begin

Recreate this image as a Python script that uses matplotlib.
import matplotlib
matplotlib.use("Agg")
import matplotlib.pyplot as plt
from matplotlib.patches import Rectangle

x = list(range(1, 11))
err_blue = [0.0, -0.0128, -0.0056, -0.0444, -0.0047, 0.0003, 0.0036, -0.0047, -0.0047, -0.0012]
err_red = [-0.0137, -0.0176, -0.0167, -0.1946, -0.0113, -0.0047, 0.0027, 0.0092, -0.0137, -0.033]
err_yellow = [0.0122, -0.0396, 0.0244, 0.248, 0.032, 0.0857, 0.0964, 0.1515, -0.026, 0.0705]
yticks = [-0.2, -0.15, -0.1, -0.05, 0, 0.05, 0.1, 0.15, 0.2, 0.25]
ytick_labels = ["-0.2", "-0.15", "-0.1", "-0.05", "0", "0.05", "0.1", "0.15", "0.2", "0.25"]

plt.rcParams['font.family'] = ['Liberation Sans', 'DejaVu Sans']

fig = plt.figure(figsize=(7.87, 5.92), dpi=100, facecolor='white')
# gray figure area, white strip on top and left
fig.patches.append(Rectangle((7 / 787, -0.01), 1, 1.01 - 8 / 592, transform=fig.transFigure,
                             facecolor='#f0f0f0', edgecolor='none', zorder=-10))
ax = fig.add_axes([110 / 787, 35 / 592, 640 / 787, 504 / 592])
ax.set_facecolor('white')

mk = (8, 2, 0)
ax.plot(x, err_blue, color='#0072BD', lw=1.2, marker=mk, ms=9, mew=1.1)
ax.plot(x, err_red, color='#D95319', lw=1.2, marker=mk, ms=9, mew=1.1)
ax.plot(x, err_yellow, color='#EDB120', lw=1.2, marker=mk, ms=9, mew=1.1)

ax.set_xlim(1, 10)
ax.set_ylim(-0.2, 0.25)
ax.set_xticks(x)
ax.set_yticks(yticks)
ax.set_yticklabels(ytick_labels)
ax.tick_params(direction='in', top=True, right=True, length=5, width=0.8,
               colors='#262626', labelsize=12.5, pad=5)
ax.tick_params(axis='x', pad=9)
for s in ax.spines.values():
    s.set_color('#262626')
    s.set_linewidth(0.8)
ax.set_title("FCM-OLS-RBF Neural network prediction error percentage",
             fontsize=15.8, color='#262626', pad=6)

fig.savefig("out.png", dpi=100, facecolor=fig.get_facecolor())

end

* _Your goal_
Reproduce the material exactly, with every line intact.

* _The answer_
Recreate this image as a Python script that uses matplotlib.
import matplotlib
matplotlib.use("Agg")
import matplotlib.pyplot as plt
from matplotlib.patches import Rectangle

x = list(range(1, 11))
err_blue = [0.0, -0.0128, -0.0056, -0.0444, -0.0047, 0.0003, 0.0036, -0.0047, -0.0047, -0.0012]
err_red = [-0.0137, -0.0176, -0.0167, -0.1946, -0.0113, -0.0047, 0.0027, 0.0092, -0.0137, -0.033]
err_yellow = [0.0122, -0.0396, 0.0244, 0.248, 0.032, 0.0857, 0.0964, 0.1515, -0.026, 0.0705]
yticks = [-0.2, -0.15, -0.1, -0.05, 0, 0.05, 0.1, 0.15, 0.2, 0.25]
ytick_labels = ["-0.2", "-0.15", "-0.1", "-0.05", "0", "0.05", "0.1", "0.15", "0.2", "0.25"]

plt.rcParams['font.family'] = ['Liberation Sans', 'DejaVu Sans']

fig = plt.figure(figsize=(7.87, 5.92), dpi=100, facecolor='white')
# gray figure area, white strip on top and left
fig.patches.append(Rectangle((7 / 787, -0.01), 1, 1.01 - 8 / 592, transform=fig.transFigure,
                             facecolor='#f0f0f0', edgecolor='none', zorder=-10))
ax = fig.add_axes([110 / 787, 35 / 592, 640 / 787, 504 / 592])
ax.set_facecolor('white')

mk = (8, 2, 0)
ax.plot(x, err_blue, color='#0072BD', lw=1.2, marker=mk, ms=9, mew=1.1)
ax.plot(x, err_red, color='#D95319', lw=1.2, marker=mk, ms=9, mew=1.1)
ax.plot(x, err_yellow, color='#EDB120', lw=1.2, marker=mk, ms=9, mew=1.1)

ax.set_xlim(1, 10)
ax.set_ylim(-0.2, 0.25)
ax.set_xticks(x)
ax.set_yticks(yticks)
ax.set_yticklabels(ytick_labels)
ax.tick_params(direction='in', top=True, right=True, length=5, width=0.8,
               colors='#262626', labelsize=12.5, pad=5)
ax.tick_params(axis='x', pad=9)
for s in ax.spines.values():
    s.set_color('#262626')
    s.set_linewidth(0.8)
ax.set_title("FCM-OLS-RBF Neural network prediction error percentage",
             fontsize=15.8, color='#262626', pad=6)

fig.savefig("out.png", dpi=100, facecolor=fig.get_facecolor())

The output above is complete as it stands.